Sample Complexity: The sample complexity scales polynomially with the system dimensions ( $d_x, d_y, d_u$ ), the horizon length $H$ , and logarithmically with the confidence parameter $1/p $. The error decays at a rate of$ O(T^{-1})$.
Comparison of Methods:
- Both explicit (CoReL-E) and implicit (CoReL-I) methods are provably effective.
- CoReL-I (MuZero-style) requires a larger "burn-in" period and has slightly worse dependence on system dimensions due to the complexity of handling quadratic regression and coordinate alignment, but it avoids learning the observation matrix $C^*$ .
Optimality: The learned policy is near-optimal.
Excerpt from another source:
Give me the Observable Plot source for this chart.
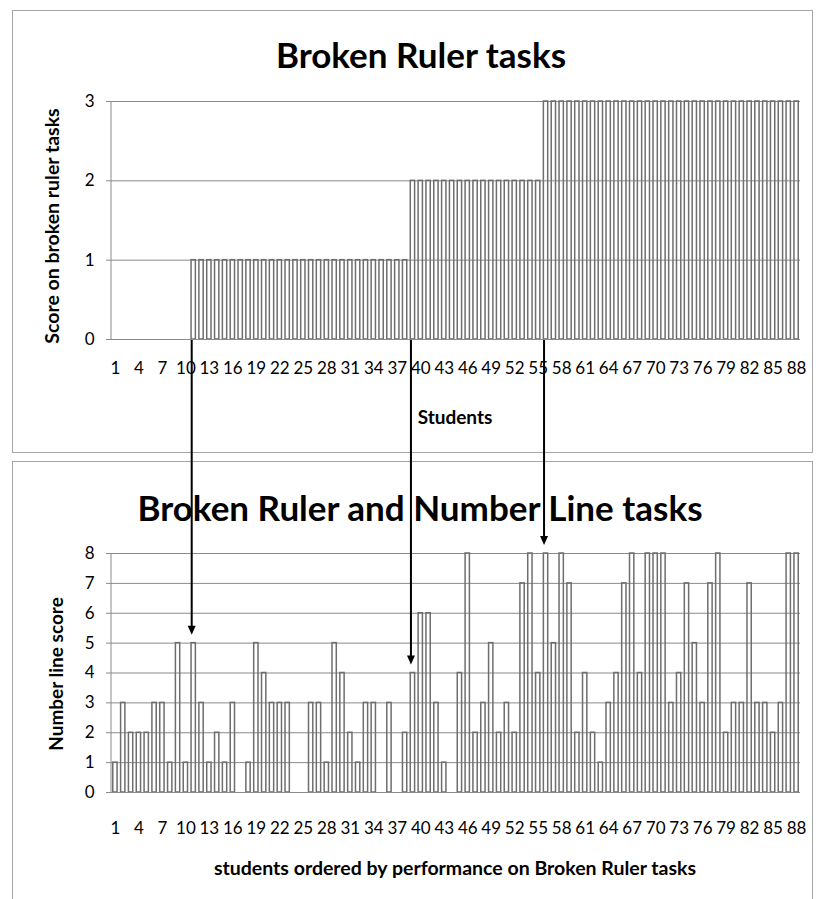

The suboptimality gap is dominated by the error in estimating the representation matrix $M$ and the latent dynamics, both of which converge as $T \to \infty$ .

5. Significance

Bridging Theory and Practice: This work provides the first rigorous theoretical justification for MuZero-style representation learning in a classical control setting (LQG). It validates the empirical success of predicting costs to learn latent dynamics.
Task-Relevant Representations: It demonstrates that learning representations specifically for cost prediction is theoretically sound and avoids the pitfalls of learning task-agnostic observation reconstruction (which can be distracted by irrelevant background information).
New Analytical Tools: The techniques developed for analyzing quadratic regression on correlated data (specifically the PoE proof for mixing processes) are novel and may be of independent interest to the broader machine learning and control theory communities.
Foundation for Nonlinear Systems: By establishing a framework for cost-driven learning in linear systems, this work lays the groundwork for extending these guarantees to more complex, nonlinear partially observable systems, which are common in robotics and real-world control.

In summary, Part II extends the cost-driven learning framework to infinite-horizon settings, proving that learning latent models via cost prediction (even implicitly, as in MuZero) is a theoretically robust strategy for solving unknown LQG control problems, provided specific alignment and excitation conditions are met.